What to work on: Only the lines between the line holding "Emit a Python" and the line holding "plt.rcParams['axes.unicode_minus'] = False", both of those included, should be copied exactly; drop the pictures.

Source records:

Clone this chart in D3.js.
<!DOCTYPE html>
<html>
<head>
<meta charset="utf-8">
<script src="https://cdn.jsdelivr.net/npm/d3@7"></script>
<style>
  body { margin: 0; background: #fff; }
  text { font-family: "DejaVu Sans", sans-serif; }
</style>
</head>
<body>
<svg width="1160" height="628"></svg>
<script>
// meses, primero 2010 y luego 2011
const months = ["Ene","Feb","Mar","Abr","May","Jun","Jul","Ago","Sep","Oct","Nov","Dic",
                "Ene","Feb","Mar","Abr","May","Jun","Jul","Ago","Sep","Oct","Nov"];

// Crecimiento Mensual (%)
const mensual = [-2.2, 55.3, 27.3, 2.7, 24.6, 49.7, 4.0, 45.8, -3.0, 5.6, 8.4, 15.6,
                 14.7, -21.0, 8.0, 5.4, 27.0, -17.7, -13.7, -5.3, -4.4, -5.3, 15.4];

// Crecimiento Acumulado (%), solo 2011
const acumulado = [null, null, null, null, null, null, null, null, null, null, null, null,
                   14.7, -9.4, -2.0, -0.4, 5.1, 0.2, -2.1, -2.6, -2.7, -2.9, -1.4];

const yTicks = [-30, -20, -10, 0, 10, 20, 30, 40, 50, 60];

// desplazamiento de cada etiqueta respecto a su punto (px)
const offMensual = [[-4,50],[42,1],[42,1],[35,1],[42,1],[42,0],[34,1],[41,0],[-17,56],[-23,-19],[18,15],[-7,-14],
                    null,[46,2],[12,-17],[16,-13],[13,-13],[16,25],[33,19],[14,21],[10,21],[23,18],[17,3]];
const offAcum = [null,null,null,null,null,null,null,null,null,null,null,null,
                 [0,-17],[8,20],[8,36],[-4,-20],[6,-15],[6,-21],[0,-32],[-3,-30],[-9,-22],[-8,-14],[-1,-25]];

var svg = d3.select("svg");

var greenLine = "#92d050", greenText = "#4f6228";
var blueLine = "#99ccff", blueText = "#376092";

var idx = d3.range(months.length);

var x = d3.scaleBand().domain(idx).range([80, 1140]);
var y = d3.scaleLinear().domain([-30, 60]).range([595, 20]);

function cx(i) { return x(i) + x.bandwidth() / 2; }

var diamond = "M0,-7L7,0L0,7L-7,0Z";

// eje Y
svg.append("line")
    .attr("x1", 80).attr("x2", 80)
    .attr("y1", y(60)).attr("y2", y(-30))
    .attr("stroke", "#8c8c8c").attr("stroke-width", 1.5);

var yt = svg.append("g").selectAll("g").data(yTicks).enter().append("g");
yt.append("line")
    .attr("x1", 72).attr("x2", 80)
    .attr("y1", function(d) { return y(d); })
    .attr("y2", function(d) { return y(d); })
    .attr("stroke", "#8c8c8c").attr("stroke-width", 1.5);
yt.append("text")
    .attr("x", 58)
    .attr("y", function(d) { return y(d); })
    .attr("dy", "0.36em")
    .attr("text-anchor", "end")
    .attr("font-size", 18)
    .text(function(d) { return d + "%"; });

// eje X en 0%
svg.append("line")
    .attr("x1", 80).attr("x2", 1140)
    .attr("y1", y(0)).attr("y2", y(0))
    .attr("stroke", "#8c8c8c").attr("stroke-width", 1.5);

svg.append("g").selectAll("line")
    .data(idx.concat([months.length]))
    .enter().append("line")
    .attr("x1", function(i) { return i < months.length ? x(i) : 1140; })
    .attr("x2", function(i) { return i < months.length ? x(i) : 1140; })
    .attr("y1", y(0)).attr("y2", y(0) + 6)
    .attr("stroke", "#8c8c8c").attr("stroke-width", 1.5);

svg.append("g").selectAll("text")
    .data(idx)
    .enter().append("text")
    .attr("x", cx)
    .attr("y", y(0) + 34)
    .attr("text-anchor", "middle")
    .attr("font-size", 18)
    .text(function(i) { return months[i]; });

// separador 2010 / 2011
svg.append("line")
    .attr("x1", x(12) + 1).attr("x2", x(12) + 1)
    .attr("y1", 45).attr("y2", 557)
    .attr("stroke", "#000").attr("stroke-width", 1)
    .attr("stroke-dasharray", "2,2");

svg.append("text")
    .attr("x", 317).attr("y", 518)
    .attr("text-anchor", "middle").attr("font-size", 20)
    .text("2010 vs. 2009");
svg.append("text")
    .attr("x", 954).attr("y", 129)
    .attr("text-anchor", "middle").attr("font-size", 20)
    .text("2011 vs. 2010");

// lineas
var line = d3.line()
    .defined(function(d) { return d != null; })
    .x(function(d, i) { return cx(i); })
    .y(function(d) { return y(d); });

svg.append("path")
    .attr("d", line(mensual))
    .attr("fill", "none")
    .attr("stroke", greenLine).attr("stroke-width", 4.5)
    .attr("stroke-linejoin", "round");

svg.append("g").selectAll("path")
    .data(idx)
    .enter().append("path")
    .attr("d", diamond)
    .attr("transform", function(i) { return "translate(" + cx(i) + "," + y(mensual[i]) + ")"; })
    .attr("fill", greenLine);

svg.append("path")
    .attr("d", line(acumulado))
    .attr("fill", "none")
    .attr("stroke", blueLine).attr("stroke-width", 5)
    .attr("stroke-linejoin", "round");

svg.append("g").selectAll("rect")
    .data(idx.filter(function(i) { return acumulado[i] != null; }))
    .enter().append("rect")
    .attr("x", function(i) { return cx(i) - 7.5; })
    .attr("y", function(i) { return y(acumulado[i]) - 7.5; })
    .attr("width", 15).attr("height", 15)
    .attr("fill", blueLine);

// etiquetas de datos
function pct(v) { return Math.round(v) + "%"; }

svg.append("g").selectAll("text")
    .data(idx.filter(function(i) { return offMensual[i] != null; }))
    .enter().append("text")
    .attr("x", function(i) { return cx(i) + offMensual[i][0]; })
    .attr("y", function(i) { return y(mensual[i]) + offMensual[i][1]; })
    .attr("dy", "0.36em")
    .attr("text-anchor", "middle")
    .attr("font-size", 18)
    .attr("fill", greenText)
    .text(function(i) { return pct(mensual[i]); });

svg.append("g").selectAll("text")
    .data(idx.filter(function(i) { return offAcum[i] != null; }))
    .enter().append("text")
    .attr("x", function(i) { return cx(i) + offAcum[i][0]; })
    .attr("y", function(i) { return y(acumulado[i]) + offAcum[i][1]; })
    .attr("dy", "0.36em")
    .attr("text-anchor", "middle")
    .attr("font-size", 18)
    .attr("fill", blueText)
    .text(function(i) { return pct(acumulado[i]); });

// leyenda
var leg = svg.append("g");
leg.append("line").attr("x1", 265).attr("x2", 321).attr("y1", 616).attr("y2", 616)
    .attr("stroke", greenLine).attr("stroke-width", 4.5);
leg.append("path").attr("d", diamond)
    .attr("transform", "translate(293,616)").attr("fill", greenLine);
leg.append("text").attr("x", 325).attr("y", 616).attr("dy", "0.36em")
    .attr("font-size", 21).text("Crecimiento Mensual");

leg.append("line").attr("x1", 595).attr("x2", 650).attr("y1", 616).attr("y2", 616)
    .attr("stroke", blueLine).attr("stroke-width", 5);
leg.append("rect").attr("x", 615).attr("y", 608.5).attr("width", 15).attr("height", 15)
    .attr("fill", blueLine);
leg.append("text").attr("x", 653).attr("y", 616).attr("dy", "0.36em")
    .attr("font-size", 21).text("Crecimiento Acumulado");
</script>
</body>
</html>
---
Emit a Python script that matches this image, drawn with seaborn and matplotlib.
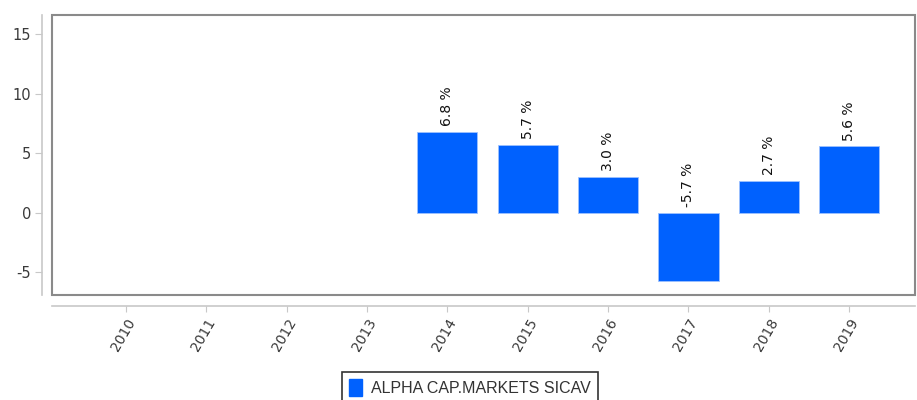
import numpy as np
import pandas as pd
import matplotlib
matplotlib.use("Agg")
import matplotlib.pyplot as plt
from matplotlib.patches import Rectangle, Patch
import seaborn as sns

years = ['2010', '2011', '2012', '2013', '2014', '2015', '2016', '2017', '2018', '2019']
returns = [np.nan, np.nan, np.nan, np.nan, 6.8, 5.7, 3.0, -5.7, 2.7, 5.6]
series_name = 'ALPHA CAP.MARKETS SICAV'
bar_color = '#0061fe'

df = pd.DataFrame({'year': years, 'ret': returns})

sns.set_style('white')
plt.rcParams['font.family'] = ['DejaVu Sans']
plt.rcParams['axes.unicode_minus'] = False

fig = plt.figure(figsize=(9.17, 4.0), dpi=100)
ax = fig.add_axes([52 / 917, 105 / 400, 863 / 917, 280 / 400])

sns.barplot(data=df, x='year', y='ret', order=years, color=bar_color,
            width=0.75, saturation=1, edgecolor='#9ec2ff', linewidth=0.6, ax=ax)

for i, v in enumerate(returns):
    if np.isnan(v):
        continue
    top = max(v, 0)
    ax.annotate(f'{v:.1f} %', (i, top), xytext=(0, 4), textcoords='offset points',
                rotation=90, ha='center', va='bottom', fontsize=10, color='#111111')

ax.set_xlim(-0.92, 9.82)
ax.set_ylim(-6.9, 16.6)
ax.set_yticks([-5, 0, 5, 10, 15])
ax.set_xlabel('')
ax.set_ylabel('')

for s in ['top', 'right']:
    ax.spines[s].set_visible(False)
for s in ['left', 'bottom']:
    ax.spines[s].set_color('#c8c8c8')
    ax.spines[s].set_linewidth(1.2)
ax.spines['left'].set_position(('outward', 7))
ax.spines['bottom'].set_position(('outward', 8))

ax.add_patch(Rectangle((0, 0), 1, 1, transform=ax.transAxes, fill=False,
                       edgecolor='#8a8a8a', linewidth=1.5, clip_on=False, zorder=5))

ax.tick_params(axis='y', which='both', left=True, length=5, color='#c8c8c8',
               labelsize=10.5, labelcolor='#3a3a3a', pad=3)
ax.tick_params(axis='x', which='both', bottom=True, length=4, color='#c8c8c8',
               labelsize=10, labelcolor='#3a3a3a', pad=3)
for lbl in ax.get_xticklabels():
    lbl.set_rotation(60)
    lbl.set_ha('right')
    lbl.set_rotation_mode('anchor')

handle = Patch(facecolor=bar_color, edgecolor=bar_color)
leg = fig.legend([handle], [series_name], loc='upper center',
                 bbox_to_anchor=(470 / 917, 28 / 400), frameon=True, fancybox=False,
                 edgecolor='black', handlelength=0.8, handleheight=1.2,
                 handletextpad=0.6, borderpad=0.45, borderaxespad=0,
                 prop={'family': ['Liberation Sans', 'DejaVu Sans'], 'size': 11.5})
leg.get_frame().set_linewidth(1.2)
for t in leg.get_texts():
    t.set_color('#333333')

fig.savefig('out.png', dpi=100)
==
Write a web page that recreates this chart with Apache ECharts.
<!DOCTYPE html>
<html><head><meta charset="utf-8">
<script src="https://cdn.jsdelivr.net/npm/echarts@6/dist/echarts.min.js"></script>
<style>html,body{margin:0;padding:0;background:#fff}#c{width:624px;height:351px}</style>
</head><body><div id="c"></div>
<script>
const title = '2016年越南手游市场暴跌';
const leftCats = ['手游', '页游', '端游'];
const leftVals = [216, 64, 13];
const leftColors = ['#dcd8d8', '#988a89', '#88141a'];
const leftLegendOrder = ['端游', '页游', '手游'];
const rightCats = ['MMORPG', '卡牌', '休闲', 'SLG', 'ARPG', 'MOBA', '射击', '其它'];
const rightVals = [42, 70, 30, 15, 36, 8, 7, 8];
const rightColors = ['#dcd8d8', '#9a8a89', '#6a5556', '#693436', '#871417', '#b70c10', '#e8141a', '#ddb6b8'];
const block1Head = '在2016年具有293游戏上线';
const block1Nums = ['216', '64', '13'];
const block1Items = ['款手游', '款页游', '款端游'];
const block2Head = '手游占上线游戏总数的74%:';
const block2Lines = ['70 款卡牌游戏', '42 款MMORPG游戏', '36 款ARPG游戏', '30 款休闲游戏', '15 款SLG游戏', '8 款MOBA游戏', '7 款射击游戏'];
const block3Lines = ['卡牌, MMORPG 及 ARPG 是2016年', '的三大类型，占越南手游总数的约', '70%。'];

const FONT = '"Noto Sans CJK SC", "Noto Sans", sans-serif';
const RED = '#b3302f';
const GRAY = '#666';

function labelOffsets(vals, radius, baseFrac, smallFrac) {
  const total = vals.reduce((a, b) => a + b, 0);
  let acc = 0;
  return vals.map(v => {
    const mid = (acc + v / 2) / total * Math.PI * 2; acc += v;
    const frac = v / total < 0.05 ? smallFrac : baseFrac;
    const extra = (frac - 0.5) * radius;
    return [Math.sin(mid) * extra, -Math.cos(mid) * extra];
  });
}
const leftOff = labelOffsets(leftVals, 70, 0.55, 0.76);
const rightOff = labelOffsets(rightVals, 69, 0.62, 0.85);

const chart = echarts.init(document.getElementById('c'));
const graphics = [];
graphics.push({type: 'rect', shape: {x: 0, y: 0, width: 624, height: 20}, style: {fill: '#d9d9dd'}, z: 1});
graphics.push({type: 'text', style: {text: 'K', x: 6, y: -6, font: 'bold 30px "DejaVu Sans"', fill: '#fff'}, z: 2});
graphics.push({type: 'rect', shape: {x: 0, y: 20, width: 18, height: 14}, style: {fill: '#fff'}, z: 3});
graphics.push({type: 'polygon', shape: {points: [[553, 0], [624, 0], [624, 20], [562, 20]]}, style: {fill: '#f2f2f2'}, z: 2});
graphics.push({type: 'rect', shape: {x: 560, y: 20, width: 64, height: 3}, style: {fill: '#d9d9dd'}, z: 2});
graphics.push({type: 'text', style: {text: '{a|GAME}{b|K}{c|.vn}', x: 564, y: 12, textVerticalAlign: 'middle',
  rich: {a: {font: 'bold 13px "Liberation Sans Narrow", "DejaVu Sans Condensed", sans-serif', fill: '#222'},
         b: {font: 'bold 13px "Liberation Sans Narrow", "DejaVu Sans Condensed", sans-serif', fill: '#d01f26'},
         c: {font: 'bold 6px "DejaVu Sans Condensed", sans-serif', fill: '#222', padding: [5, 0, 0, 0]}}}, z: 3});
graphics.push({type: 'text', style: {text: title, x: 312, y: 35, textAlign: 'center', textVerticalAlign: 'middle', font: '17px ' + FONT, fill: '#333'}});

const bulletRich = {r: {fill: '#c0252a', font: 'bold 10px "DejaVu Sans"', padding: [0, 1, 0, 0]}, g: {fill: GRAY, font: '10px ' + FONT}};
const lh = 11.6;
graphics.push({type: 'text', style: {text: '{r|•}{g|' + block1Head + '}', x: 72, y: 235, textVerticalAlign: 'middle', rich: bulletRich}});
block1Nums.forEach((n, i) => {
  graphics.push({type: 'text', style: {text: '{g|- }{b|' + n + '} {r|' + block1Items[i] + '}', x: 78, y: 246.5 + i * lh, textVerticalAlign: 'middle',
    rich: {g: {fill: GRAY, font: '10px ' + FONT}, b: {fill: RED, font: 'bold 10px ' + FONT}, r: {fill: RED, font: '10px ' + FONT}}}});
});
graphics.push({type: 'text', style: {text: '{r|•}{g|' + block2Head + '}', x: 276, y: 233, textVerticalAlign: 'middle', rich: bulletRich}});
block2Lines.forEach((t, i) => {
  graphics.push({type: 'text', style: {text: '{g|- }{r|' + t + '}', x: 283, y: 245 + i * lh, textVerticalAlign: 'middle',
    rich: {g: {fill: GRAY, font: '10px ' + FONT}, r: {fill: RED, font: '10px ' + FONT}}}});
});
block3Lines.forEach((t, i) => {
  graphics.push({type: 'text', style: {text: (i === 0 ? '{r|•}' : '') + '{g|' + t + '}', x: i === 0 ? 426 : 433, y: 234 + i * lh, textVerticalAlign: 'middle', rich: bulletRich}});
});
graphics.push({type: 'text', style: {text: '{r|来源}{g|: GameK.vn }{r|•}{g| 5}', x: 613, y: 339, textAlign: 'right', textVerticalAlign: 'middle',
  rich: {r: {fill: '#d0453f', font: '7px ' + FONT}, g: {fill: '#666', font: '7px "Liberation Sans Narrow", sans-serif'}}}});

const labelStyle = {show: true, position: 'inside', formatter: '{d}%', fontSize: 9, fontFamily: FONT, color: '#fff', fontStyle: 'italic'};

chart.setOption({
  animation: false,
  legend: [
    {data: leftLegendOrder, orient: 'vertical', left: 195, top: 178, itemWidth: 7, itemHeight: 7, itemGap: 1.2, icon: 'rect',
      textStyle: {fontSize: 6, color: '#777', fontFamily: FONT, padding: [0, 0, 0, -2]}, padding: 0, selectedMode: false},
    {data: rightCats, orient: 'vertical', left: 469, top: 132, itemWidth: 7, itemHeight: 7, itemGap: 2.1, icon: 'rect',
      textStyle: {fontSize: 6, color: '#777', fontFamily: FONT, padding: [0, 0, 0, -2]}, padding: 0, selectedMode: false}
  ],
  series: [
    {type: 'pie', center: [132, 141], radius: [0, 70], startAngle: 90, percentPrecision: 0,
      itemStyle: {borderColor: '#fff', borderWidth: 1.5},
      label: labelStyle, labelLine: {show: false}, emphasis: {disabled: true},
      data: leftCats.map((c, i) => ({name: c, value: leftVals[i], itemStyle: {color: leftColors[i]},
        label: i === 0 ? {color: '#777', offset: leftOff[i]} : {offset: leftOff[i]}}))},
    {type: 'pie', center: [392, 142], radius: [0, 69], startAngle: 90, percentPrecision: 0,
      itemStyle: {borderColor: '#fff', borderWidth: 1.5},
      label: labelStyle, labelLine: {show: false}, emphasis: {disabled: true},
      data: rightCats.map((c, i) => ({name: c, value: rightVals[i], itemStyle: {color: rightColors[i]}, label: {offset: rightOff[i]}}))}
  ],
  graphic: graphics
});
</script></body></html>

Result for this task:
Emit a Python script that matches this image, drawn with seaborn and matplotlib.
import numpy as np
import pandas as pd
import matplotlib
matplotlib.use("Agg")
import matplotlib.pyplot as plt
from matplotlib.patches import Rectangle, Patch
import seaborn as sns

years = ['2010', '2011', '2012', '2013', '2014', '2015', '2016', '2017', '2018', '2019']
returns = [np.nan, np.nan, np.nan, np.nan, 6.8, 5.7, 3.0, -5.7, 2.7, 5.6]
series_name = 'ALPHA CAP.MARKETS SICAV'
bar_color = '#0061fe'

df = pd.DataFrame({'year': years, 'ret': returns})

sns.set_style('white')
plt.rcParams['font.family'] = ['DejaVu Sans']
plt.rcParams['axes.unicode_minus'] = False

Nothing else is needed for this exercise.